Rows from a dataset
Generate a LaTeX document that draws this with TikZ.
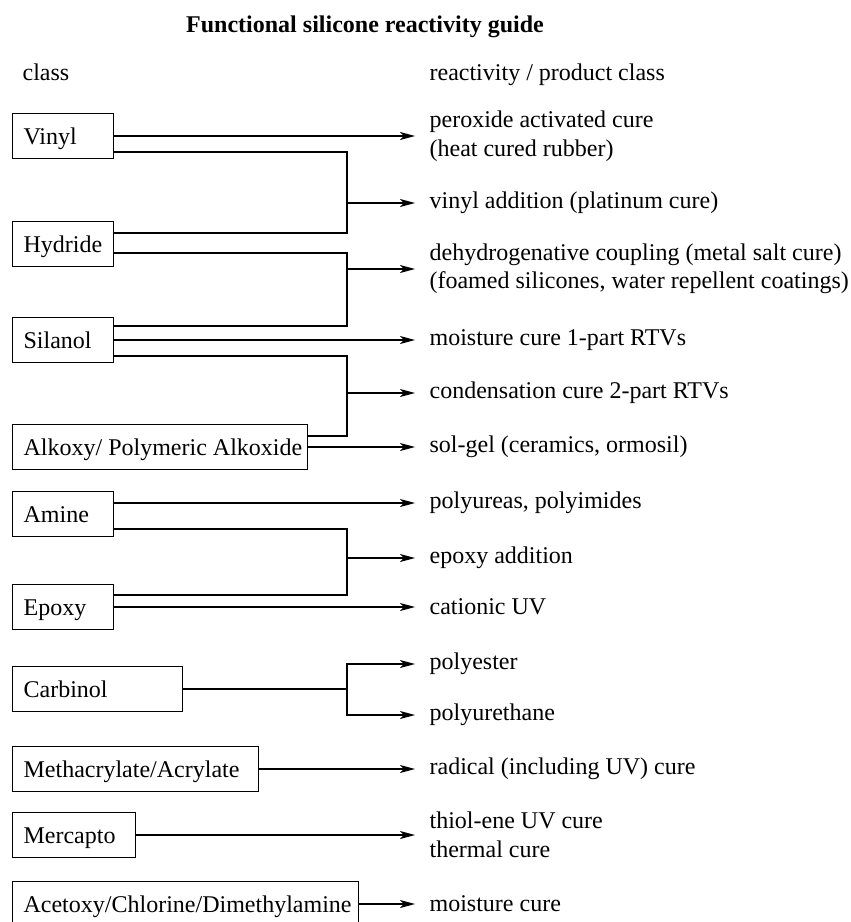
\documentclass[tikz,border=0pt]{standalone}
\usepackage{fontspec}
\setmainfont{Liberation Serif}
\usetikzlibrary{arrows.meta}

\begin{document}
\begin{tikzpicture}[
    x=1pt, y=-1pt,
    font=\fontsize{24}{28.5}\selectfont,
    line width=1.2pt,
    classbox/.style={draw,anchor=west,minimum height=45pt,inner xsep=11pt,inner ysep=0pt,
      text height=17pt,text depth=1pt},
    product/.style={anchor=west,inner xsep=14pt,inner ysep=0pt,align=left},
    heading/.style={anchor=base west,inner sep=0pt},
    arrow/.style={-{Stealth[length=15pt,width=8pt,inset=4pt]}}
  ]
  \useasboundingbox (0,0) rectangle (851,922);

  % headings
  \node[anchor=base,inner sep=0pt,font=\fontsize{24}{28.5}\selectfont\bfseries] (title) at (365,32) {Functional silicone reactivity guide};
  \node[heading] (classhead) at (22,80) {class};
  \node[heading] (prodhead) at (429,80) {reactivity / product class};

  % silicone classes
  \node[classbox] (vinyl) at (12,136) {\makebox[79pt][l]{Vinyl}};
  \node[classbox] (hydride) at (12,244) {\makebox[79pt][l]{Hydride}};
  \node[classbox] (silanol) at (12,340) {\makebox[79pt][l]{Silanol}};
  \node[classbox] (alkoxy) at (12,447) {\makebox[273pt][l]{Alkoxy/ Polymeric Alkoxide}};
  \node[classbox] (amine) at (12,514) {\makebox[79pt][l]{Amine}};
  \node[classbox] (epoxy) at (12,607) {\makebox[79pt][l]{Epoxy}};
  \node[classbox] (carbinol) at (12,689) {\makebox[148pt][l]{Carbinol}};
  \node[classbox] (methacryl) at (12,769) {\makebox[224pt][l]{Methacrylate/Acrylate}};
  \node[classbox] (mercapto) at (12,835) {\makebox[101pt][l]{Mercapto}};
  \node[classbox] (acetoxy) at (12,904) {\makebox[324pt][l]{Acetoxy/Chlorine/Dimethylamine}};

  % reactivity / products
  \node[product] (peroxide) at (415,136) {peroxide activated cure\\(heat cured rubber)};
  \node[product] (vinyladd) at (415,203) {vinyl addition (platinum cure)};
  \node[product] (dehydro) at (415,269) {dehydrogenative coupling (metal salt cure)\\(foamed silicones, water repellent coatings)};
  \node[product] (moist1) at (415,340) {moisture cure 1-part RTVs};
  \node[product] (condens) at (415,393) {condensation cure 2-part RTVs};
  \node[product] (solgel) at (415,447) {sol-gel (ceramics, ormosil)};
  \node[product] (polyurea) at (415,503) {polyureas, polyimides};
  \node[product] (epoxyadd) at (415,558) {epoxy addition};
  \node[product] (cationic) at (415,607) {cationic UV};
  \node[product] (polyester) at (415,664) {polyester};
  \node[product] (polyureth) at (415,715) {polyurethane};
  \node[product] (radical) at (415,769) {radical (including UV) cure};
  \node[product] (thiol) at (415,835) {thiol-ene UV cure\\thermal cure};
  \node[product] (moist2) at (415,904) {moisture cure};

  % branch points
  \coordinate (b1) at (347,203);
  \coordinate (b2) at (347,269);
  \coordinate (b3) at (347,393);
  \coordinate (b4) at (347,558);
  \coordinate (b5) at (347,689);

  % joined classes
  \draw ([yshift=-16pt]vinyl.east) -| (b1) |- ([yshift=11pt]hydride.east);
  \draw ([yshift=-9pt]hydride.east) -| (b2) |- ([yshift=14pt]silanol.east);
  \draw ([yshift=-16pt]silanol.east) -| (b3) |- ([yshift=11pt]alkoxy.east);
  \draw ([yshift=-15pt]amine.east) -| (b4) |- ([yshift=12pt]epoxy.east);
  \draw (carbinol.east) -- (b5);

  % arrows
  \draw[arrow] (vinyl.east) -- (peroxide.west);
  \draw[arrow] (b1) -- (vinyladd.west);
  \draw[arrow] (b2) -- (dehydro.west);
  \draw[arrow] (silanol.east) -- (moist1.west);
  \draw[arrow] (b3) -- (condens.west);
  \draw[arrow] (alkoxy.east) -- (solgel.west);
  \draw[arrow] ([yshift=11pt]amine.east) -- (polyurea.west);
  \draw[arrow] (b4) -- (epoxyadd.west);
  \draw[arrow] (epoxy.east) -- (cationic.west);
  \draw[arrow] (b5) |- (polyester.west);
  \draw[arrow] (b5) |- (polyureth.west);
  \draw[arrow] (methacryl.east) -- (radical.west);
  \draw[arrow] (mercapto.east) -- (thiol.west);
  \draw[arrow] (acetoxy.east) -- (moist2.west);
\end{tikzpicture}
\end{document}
--
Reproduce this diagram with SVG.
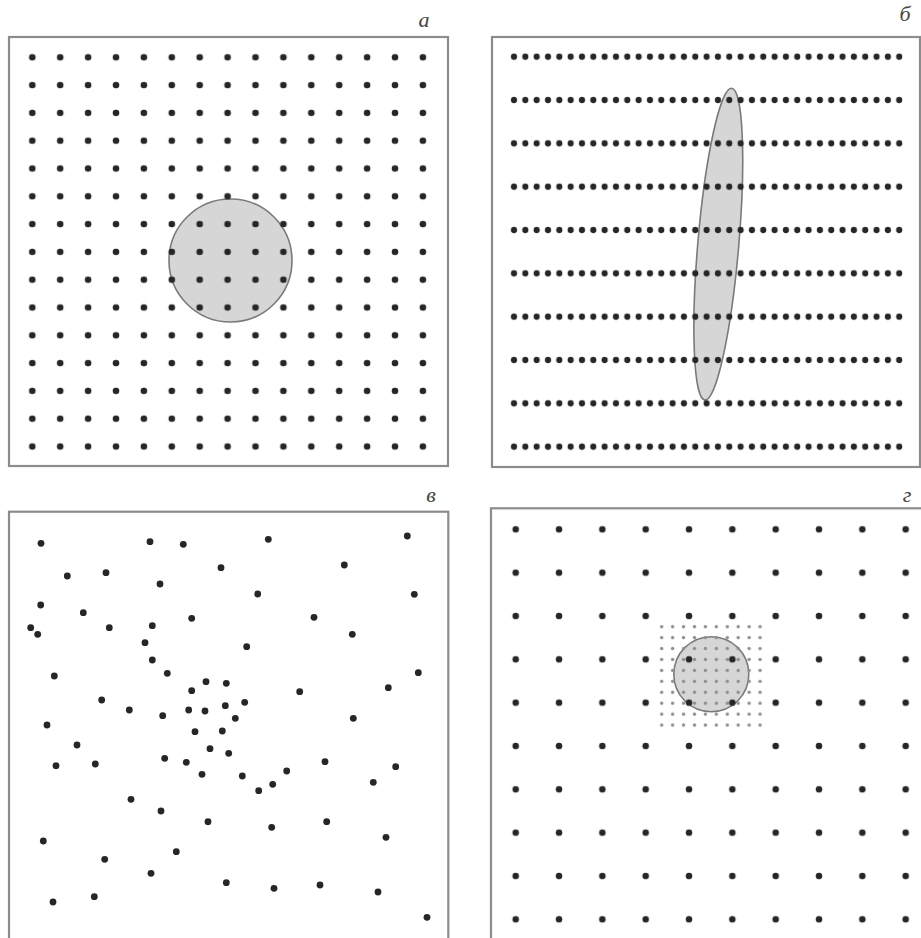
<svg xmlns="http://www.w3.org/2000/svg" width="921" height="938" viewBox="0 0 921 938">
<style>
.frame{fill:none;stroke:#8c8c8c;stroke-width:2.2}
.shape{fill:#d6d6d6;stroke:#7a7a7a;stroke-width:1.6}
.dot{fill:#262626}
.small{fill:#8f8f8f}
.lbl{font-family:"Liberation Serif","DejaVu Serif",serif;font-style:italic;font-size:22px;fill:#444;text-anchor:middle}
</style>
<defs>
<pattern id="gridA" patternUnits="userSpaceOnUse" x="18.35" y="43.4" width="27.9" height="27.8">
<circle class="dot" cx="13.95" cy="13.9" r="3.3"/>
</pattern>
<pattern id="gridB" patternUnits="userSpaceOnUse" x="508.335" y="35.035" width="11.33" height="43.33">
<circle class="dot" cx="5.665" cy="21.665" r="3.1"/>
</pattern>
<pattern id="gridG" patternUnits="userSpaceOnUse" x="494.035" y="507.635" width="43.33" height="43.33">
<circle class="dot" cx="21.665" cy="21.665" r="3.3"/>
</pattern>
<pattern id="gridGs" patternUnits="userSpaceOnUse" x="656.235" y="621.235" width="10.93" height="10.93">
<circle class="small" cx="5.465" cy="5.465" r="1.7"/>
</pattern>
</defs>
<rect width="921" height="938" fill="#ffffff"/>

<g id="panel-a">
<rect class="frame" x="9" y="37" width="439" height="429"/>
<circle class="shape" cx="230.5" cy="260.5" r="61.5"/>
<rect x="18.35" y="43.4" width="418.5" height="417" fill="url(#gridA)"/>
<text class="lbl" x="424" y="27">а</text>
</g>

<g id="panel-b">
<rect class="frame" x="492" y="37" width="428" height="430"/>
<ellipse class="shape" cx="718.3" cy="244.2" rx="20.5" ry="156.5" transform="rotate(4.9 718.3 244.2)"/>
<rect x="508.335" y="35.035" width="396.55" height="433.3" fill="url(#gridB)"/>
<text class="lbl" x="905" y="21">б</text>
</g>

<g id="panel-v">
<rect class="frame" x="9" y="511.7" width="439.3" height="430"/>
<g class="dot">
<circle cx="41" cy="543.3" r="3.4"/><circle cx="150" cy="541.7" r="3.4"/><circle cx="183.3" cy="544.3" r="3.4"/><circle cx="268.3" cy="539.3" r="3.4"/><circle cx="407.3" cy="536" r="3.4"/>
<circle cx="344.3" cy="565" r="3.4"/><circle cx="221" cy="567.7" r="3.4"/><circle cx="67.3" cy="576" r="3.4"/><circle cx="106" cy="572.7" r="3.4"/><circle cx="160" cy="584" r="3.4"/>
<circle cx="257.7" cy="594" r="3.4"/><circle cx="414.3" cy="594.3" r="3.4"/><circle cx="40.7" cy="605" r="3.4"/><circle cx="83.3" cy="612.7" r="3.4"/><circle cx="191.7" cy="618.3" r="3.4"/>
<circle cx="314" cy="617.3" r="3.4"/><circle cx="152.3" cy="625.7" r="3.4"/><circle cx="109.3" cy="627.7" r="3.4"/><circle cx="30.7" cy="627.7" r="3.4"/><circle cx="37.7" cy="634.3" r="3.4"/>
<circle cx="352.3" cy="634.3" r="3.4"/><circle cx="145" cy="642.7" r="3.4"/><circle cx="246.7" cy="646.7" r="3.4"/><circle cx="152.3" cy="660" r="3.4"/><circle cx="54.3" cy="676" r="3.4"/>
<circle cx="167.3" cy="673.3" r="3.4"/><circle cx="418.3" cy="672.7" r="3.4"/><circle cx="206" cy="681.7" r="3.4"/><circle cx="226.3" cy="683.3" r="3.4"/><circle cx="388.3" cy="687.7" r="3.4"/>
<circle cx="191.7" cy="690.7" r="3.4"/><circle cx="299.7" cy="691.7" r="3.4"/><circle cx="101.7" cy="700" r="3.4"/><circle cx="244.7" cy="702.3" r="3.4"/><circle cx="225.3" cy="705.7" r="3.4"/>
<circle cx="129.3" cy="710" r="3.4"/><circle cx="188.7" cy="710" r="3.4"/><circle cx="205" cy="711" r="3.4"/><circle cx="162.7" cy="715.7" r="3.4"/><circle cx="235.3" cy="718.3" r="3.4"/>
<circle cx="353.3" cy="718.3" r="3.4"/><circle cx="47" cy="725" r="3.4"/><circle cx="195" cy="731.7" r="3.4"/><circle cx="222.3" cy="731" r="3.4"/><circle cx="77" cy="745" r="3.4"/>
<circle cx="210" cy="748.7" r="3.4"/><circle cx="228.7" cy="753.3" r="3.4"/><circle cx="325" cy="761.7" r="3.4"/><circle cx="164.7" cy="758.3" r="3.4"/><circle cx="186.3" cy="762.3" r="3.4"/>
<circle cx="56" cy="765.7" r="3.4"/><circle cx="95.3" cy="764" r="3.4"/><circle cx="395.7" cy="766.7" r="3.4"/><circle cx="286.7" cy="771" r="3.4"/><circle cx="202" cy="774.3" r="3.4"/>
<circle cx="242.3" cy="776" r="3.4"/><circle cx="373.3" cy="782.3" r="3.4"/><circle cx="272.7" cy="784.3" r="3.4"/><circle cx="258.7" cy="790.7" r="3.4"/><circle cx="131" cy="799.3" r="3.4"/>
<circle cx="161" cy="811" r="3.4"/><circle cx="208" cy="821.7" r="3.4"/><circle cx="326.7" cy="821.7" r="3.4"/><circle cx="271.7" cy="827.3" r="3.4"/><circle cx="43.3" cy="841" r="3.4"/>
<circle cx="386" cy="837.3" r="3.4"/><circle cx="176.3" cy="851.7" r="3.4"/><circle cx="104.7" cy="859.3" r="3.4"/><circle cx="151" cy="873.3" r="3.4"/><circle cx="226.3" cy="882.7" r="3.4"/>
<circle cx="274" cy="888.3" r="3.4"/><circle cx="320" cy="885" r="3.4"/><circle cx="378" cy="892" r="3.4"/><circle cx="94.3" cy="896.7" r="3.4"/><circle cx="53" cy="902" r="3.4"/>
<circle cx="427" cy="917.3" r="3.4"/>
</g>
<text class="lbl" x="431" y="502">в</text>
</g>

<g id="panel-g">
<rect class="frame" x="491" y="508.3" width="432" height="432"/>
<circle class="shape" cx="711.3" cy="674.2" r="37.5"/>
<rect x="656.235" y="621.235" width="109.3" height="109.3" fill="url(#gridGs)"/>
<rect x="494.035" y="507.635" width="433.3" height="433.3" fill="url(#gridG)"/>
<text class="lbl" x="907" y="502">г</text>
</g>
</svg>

**What is being asked:** Output exactly the lines above, from the line with "Generate a LaTeX" to the line with "(acetoxy) at (12,904)", both included; skip the pictures.

**Task answer:**
Generate a LaTeX document that draws this with TikZ.
\documentclass[tikz,border=0pt]{standalone}
\usepackage{fontspec}
\setmainfont{Liberation Serif}
\usetikzlibrary{arrows.meta}

\begin{document}
\begin{tikzpicture}[
    x=1pt, y=-1pt,
    font=\fontsize{24}{28.5}\selectfont,
    line width=1.2pt,
    classbox/.style={draw,anchor=west,minimum height=45pt,inner xsep=11pt,inner ysep=0pt,
      text height=17pt,text depth=1pt},
    product/.style={anchor=west,inner xsep=14pt,inner ysep=0pt,align=left},
    heading/.style={anchor=base west,inner sep=0pt},
    arrow/.style={-{Stealth[length=15pt,width=8pt,inset=4pt]}}
  ]
  \useasboundingbox (0,0) rectangle (851,922);

  % headings
  \node[anchor=base,inner sep=0pt,font=\fontsize{24}{28.5}\selectfont\bfseries] (title) at (365,32) {Functional silicone reactivity guide};
  \node[heading] (classhead) at (22,80) {class};
  \node[heading] (prodhead) at (429,80) {reactivity / product class};

  % silicone classes
  \node[classbox] (vinyl) at (12,136) {\makebox[79pt][l]{Vinyl}};
  \node[classbox] (hydride) at (12,244) {\makebox[79pt][l]{Hydride}};
  \node[classbox] (silanol) at (12,340) {\makebox[79pt][l]{Silanol}};
  \node[classbox] (alkoxy) at (12,447) {\makebox[273pt][l]{Alkoxy/ Polymeric Alkoxide}};
  \node[classbox] (amine) at (12,514) {\makebox[79pt][l]{Amine}};
  \node[classbox] (epoxy) at (12,607) {\makebox[79pt][l]{Epoxy}};
  \node[classbox] (carbinol) at (12,689) {\makebox[148pt][l]{Carbinol}};
  \node[classbox] (methacryl) at (12,769) {\makebox[224pt][l]{Methacrylate/Acrylate}};
  \node[classbox] (mercapto) at (12,835) {\makebox[101pt][l]{Mercapto}};
  \node[classbox] (acetoxy) at (12,904) {\makebox[324pt][l]{Acetoxy/Chlorine/Dimethylamine}};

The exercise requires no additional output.